COVID-19 has been around for quite some time and several vaccines have been developed. However, treatment options for severely ill patients with the disease have been limited.
A phase 2, randomized, double-blind, placebo-controlled clinical trial conducted by the Royal College of Surgeons in Ireland (RCSI) and Health Sciences and Beaumont Hospital Dublin identified an effective treatment for critically ill COVID-19 patients. The study was published on Thursday in the peer-reviewed journal Clinical Advances.
The study investigated the effects of using the anti-inflammatory protein alpha-1 antitrypsin (AAT) to treat COVID-19 patients whose condition has progressed to acute respiratory distress syndrome (ARDS).
ARDS is a highly inflammatory state hallmarked by airway damage, respiratory failure and an increased risk of death. Treatment options for COVID-19 patients who have ARDS are currently limited.
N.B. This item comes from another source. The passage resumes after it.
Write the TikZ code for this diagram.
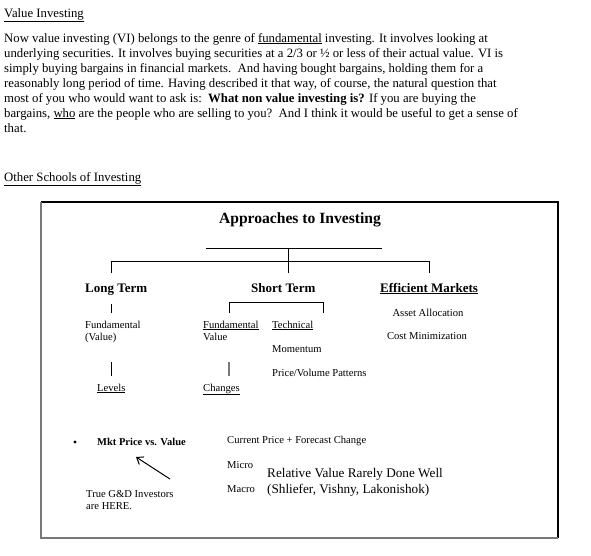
\documentclass[tikz,border=0pt]{standalone}
\usepackage{fontspec}
\setmainfont{Liberation Serif}
\usetikzlibrary{arrows.meta}
\definecolor{boxgray}{RGB}{120,120,120}

\tikzset{
  bodytext/.style={anchor=base west, inner sep=0pt, font=\fontsize{12.75}{15}\selectfont},
  titletext/.style={anchor=base, inner sep=0pt, font=\fontsize{15.6}{18}\selectfont\bfseries},
  headtext/.style={anchor=base west, inner sep=0pt, font=\fontsize{13}{15}\selectfont\bfseries},
  smalltext/.style={anchor=base west, inner sep=0pt, font=\fontsize{10.6}{12}\selectfont},
  bigtext/.style={anchor=base west, inner sep=0pt, font=\fontsize{13.2}{16}\selectfont},
  treeline/.style={line width=0.9pt},
}

\begin{document}
\begin{tikzpicture}[x=1pt,y=-1pt]
\useasboundingbox (0,0) rectangle (591,555);

% text above the chart
\node[bodytext] (heading) at (4,17) {\underline{Value Investing}};
\foreach \yb/\txt [count=\i] in {%
  42/{Now value investing (VI) belongs to the genre of \underline{fundamental} investing. It involves looking at},%
  57/{underlying securities. It involves buying securities at a 2/3 or ½ or less of their actual value. VI is},%
  72/{simply buying bargains in financial markets.\ \ And having bought bargains, holding them for a},%
  87/{reasonably long period of time. Having described it that way, of course, the natural question that},%
  102/{most of you who would want to ask is:\ \ \textbf{What non value investing is?} If you are buying the},%
  117/{bargains, \underline{who} are the people who are selling to you?\ \ And I think it would be useful to get a sense of},%
  132/{that.}%
}{
  \node[bodytext] (para\i) at (4,\yb) {\txt};
}
\node[bodytext] (schools) at (4,181) {\underline{Other Schools of Investing}};

% frame
\draw[line width=1.1pt] (41,202) -- (558,202) -- (558,538);
\draw[boxgray, line width=1.3pt] (41,202) -- (41,538) -- (558,538);

% tree
\node[titletext] (title) at (300,223) {Approaches to Investing};
\coordinate (hub) at (288,248);
\coordinate (fork) at (288,261);
\draw[treeline] (206,248) -- (382,248);
\draw[treeline] (hub) -- (288,273);
\draw[treeline] (111,273) -- (111,261) -- (429,261) -- (429,273);

\node[headtext] (longterm) at (85,292) {Long Term};
\node[headtext] (shortterm) at (251,292) {Short Term};
\node[headtext] (efficient) at (380,292) {\underline{Efficient Markets}};

\draw[treeline] (111,304) -- (111,313);
\draw[treeline] (229,313) -- (229,302) -- (323,302) -- (323,313);

\node[smalltext, align=left] (ltfund) at (85,340) {Fundamental\\(Value)};
\node[smalltext, align=left] (stfund) at (203,340) {\underline{Fundamental}\\Value};
\node[smalltext] (technical) at (272,328) {\underline{Technical}};
\node[smalltext] (momentum) at (272,352) {Momentum};
\node[smalltext] (patterns) at (272,376) {Price/Volume Patterns};
\node[smalltext, anchor=base] (assetalloc) at (428,316) {Asset Allocation};
\node[smalltext, anchor=base] (costmin) at (427,339) {Cost Minimization};

\draw[treeline] (111,362) -- (111,376);
\draw[boxgray, line width=1.2pt] (229,362) -- (229,376);

\node[smalltext] (levels) at (97,391) {\underline{Levels}};
\node[smalltext] (changes) at (203,391) {\underline{Changes}};

% lower part
\fill (75,442) circle (1.6);
\node[smalltext, font=\fontsize{10.5}{12}\selectfont\bfseries] (mktprice) at (97,445) {Mkt Price vs. Value};
\node[smalltext] (forecast) at (227,443) {Current Price + Forecast Change};
\node[smalltext] (micro) at (227,468) {Micro};
\node[smalltext] (macro) at (227,492) {Macro};
\node[bigtext] (relvalue) at (267,477) {Relative Value Rarely Done Well};
\node[bigtext] (authors) at (267,493) {(Shliefer, Vishny, Lakonishok)};
\node[smalltext, align=left] (gdinv) at (86,509) {True G\&D Investors\\are HERE.};
\coordinate (arrowtail) at (170,479);
\coordinate (arrowtip) at (136,457);
\draw[line width=1pt, -{Straight Barb[length=6pt,width=9pt]}] (arrowtail) -- (arrowtip);
\end{tikzpicture}
\end{document}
AAT is a naturally occurring human protein produced by the liver and released into the bloodstream which normally acts to protect the lungs from the destructive actions of common illnesses.
In this randomized controlled trial, AAT proteins that had been isolated from the blood of healthy donors were administered intravenously to patients with COVID-19-associated ARDS, with the aim of reducing inflammation.
The results of the study indicate that treatment with AAT protein led to decreased inflammation after one week. The study also found that the treatment was safe and well-tolerated, and did not interfere with patients' ability to generate their own protective response to COVID-19.
Study co-author Dr. Oliver McElvaney commented on the findings: "We know that patients who are critically ill with COVID-19 are more prone to developing severe inflammation throughout the body, with a disproportionately high rate of progression to ARDS and other serious respiratory issues."
"We think AAT might be able to provide some protection against the more harmful types of inflammation that arise in severe COVID-19 and other conditions with a similar inflammatory profile," he added.